Full Title  Major Barbara

Author George Bernard Shaw

Type of Work Drama

Genre Melodrama

Language English

Time and place written Written in London, early 1900s

Date of First Publication 1907; first produced in 1905 at the Royal Court Theater, London

Publisher Cox and Wyman, Ltd.

Narrator None

Point of View Point of view is not located as there is no narrator figure

Tone Ironic; cheeky; bombastic; ecstatic

Tense The play unfolds in the time of the present

Setting (time) January 1906

Setting (place) The library of Lady Britomart's home; the Salvation Army shelter; Perivale Saint Andrews.

Protagonists Barbara, Andrew Undershaft, Adolphus Cusins

Major Conflict Needing to assure her children's respective futures, Lady Britomart has invited her ex-husband, the great military industrialist Andrew Undershaft, to meet his long-estranged family. Her eldest daughter Barbara is a major in the Salvation Army, intent on saving her father's soul. Undershaft, however, offers his gospel of money and gunpowder. Father and daughter strike a bargain: each will visit the other's place of work in a competition for the other's soul and the true path of salvation.

Rising Action The play begins to prepare for its climax when Undershaft divulges his plan to purchase the Salvation Army to Cusins. A dialogue between he, Cusins, Barbara, and Army Commissioner Baines follows in which he craftily exacts his will.

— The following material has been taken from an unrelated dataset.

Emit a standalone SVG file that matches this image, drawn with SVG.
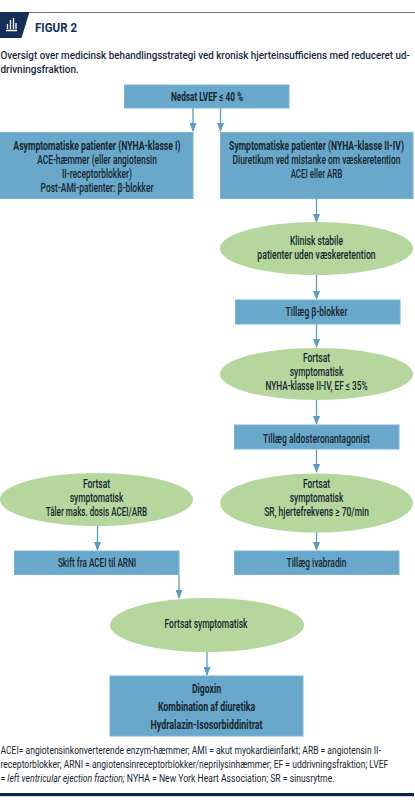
<svg xmlns="http://www.w3.org/2000/svg" width="415" height="800" viewBox="0 0 415 800">
<style>
text{font-family:"Roboto","Liberation Sans",sans-serif;fill:#16262e;font-size:12.500px;font-weight:500;text-anchor:middle}
.b{font-weight:700}
.s{text-anchor:start}
.f{font-size:11.500px;font-weight:400}
.h{font-size:11px;font-weight:500;fill:#1a2a3a}
.box{fill:#69a8ca;stroke:#7db4d2;stroke-width:1}
.ell{fill:#b5d69c}
.c{stroke:#5b9cc4;stroke-width:1.300;fill:none;marker-end:url(#a)}
</style>
<defs><marker id="a" markerUnits="userSpaceOnUse" markerWidth="9" markerHeight="7" refX="8" refY="3.500" orient="auto" viewBox="0 0 9 7"><path d="M0 0L9 3.500L0 7Z" fill="#5b9cc4"/></marker></defs>
<rect width="415" height="800" fill="#fff"/>
<g id="header">
<path d="M28 12.500H415" stroke="#6c7485" stroke-width="1.200"/>
<path d="M0 12H29.500L21.500 38H0Z" fill="#14305a"/>
<path d="M6 30.500H17M7.500 29V24M10.500 29V20M13.500 29V18M16 29V23" stroke="#fff" stroke-width="1.300" fill="none"/>
<text class="s b" transform="translate(35 32)" style="fill:#14305a;font-size:13px" textLength="42" lengthAdjust="spacingAndGlyphs">FIGUR 2</text>
<text class="s h" transform="translate(0.500 59) scale(.86 1)" textLength="476" lengthAdjust="spacingAndGlyphs">Oversigt over medicinsk behandlingsstrategi ved kronisk hjerteinsufficiens med reduceret ud-</text>
<text class="s h" transform="translate(0.500 73) scale(.86 1)" textLength="91" lengthAdjust="spacingAndGlyphs">drivningsfraktion.</text>
</g>
<g id="connectors">
<path class="c" d="M193 108V131"/>
<path class="c" d="M220.500 108V131"/>
<path class="c" d="M316.500 198V222"/>
<path class="c" d="M316.500 275V299"/>
<path class="c" d="M316.500 324V347"/>
<path class="c" d="M316.500 400V424"/>
<path class="c" d="M316.500 449V472"/>
<path class="c" d="M316.500 532V550"/>
<path class="c" d="M97.500 526V550"/>
<path class="c" d="M179 575V598"/>
<path class="c" d="M207 652V675"/>
</g>
<g id="n1"><rect class="box" x="124.500" y="85" width="164.500" height="23"/><text class="b" transform="translate(207 101) scale(.68 1)" textLength="106" lengthAdjust="spacingAndGlyphs">Nedsat LVEF ≤ 40 %</text></g>
<g id="n2"><rect class="box" x="-1" y="132.500" width="194" height="66"/>
<text class="b" transform="translate(97 150) scale(.68 1)" textLength="246" lengthAdjust="spacingAndGlyphs">Asymptomatiske patienter (NYHA-klasse I)</text>
<text transform="translate(97 164) scale(.68 1)" textLength="176" lengthAdjust="spacingAndGlyphs">ACE-hæmmer (eller angiotensin</text>
<text transform="translate(97 178) scale(.68 1)" textLength="103" lengthAdjust="spacingAndGlyphs">II-receptorblokker)</text>
<text transform="translate(97 192) scale(.68 1)" textLength="166" lengthAdjust="spacingAndGlyphs">Post-AMI-patienter: β-blokker</text></g>
<g id="n3"><rect class="box" x="220.500" y="132.500" width="192.500" height="66"/>
<text class="b" transform="translate(316.500 150) scale(.68 1)" textLength="257" lengthAdjust="spacingAndGlyphs">Symptomatiske patienter (NYHA-klasse II-IV)</text>
<text transform="translate(316.500 164) scale(.68 1)" textLength="247" lengthAdjust="spacingAndGlyphs">Diuretikum ved mistanke om væskeretention</text>
<text transform="translate(316.500 178) scale(.68 1)" textLength="76" lengthAdjust="spacingAndGlyphs">ACEI eller ARB</text></g>
<g id="n4"><ellipse class="ell" cx="316.500" cy="248.500" rx="96.500" ry="26.500"/>
<text transform="translate(316.500 245) scale(.68 1)" textLength="78" lengthAdjust="spacingAndGlyphs">Klinisk stabile</text>
<text transform="translate(316.500 259) scale(.68 1)" textLength="174" lengthAdjust="spacingAndGlyphs">patienter uden væskeretention</text></g>
<g id="n5"><rect class="box" x="235.500" y="300" width="164.500" height="24"/><text transform="translate(316.500 316) scale(.68 1)" textLength="91" lengthAdjust="spacingAndGlyphs">Tillæg β-blokker</text></g>
<g id="n6"><ellipse class="ell" cx="316.500" cy="374" rx="96.500" ry="26"/>
<text transform="translate(316.500 362) scale(.68 1)" textLength="40" lengthAdjust="spacingAndGlyphs">Fortsat</text>
<text transform="translate(316.500 376) scale(.68 1)" textLength="79" lengthAdjust="spacingAndGlyphs">symptomatisk</text>
<text transform="translate(316.500 390) scale(.68 1)" textLength="150" lengthAdjust="spacingAndGlyphs">NYHA-klasse II-IV, EF ≤ 35%</text></g>
<g id="n7"><rect class="box" x="234.500" y="425" width="164.500" height="24"/><text transform="translate(316.500 443) scale(.68 1)" textLength="157" lengthAdjust="spacingAndGlyphs">Tillæg aldosteronantagonist</text></g>
<g id="n8"><ellipse class="ell" cx="316.500" cy="503" rx="96.500" ry="29.500"/>
<text transform="translate(316.500 488) scale(.68 1)" textLength="40" lengthAdjust="spacingAndGlyphs">Fortsat</text>
<text transform="translate(316.500 502) scale(.68 1)" textLength="79" lengthAdjust="spacingAndGlyphs">symptomatisk</text>
<text transform="translate(316.500 516) scale(.68 1)" textLength="154" lengthAdjust="spacingAndGlyphs">SR, hjertefrekvens ≥ 70/min</text></g>
<g id="n9"><ellipse class="ell" cx="96.500" cy="499.500" rx="96.500" ry="26.500"/>
<text transform="translate(96.500 488) scale(.68 1)" textLength="40" lengthAdjust="spacingAndGlyphs">Fortsat</text>
<text transform="translate(96.500 502) scale(.68 1)" textLength="79" lengthAdjust="spacingAndGlyphs">symptomatisk</text>
<text transform="translate(96.500 516) scale(.68 1)" textLength="149" lengthAdjust="spacingAndGlyphs">Tåler maks. dosis ACEI/ARB</text></g>
<g id="n10"><rect class="box" x="14.500" y="551" width="164.500" height="23.500"/><text transform="translate(97 567) scale(.68 1)" textLength="115" lengthAdjust="spacingAndGlyphs">Skift fra ACEI til ARNI</text></g>
<g id="n11"><rect class="box" x="234.500" y="551" width="164.500" height="23.500"/><text transform="translate(316.500 567) scale(.68 1)" textLength="88" lengthAdjust="spacingAndGlyphs">Tillæg ivabradin</text></g>
<g id="n12"><ellipse class="ell" cx="207" cy="625" rx="97" ry="27"/><text transform="translate(206 628) scale(.68 1)" textLength="122" lengthAdjust="spacingAndGlyphs">Fortsat symptomatisk</text></g>
<g id="n13"><rect class="box" x="110" y="676" width="193" height="60"/>
<text class="b" transform="translate(206.500 693) scale(.68 1)" textLength="43" lengthAdjust="spacingAndGlyphs">Digoxin</text>
<text class="b" transform="translate(206.500 711) scale(.68 1)" textLength="143" lengthAdjust="spacingAndGlyphs">Kombination af diuretika</text>
<text class="b" transform="translate(206.500 729) scale(.68 1)" textLength="165" lengthAdjust="spacingAndGlyphs">Hydralazin-Isosorbiddinitrat</text></g>
<g id="footer">
<text class="s f" transform="translate(0.500 754) scale(.75 1)" textLength="507" lengthAdjust="spacingAndGlyphs">ACEI= angiotensinkonverterende enzym-hæmmer; AMI = akut myokardieinfarkt; ARB = angiotensin II-</text>
<text class="s f" transform="translate(0.500 767.500) scale(.75 1)" textLength="517" lengthAdjust="spacingAndGlyphs">receptorblokker; ARNI = angiotensinreceptorblokker/neprilysinhæmmer; EF = uddrivningsfraktion; LVEF</text>
<text class="s f" transform="translate(0.500 781.500) scale(.75 1)">= <tspan font-style="italic">left ventricular ejection fraction;</tspan> NYHA = New York Heart Association; SR = sinusrytme.</text>
<path d="M0 794.500H414" stroke="#0f2050" stroke-width="3"/>
<path d="M0 796.500H414" stroke="#c9d6ea" stroke-width="1"/>
</g>
</svg>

Climax The play's most readily identifiable climax comes in Act II upon Undershaft's purchase of the Salvation Army and Barbara's resignation. Undershaft and Cusins lead a violently ecstatic march through the streets celebrating his patronage.

Falling Action A crushed Barbara makes peace with Bill Walker, a young tough she almost converted, promises to get the honest Peter Shirley a job at her father's armory, and asks Peter to keep her company this afternoon.

Themes The crime of poverty and the ideal community; arms and the man; the will to killing

Motifs Class and dialect; the foundling

Symbols The drum; the dummy soldiers

Foreshadowing  Major Barbara does not particularly make use of foreshadowing. Certainly Cusins's fascination with Undershaft from their meeting onward, however, foreshadows his conversion to his gospel of money and gunpowder.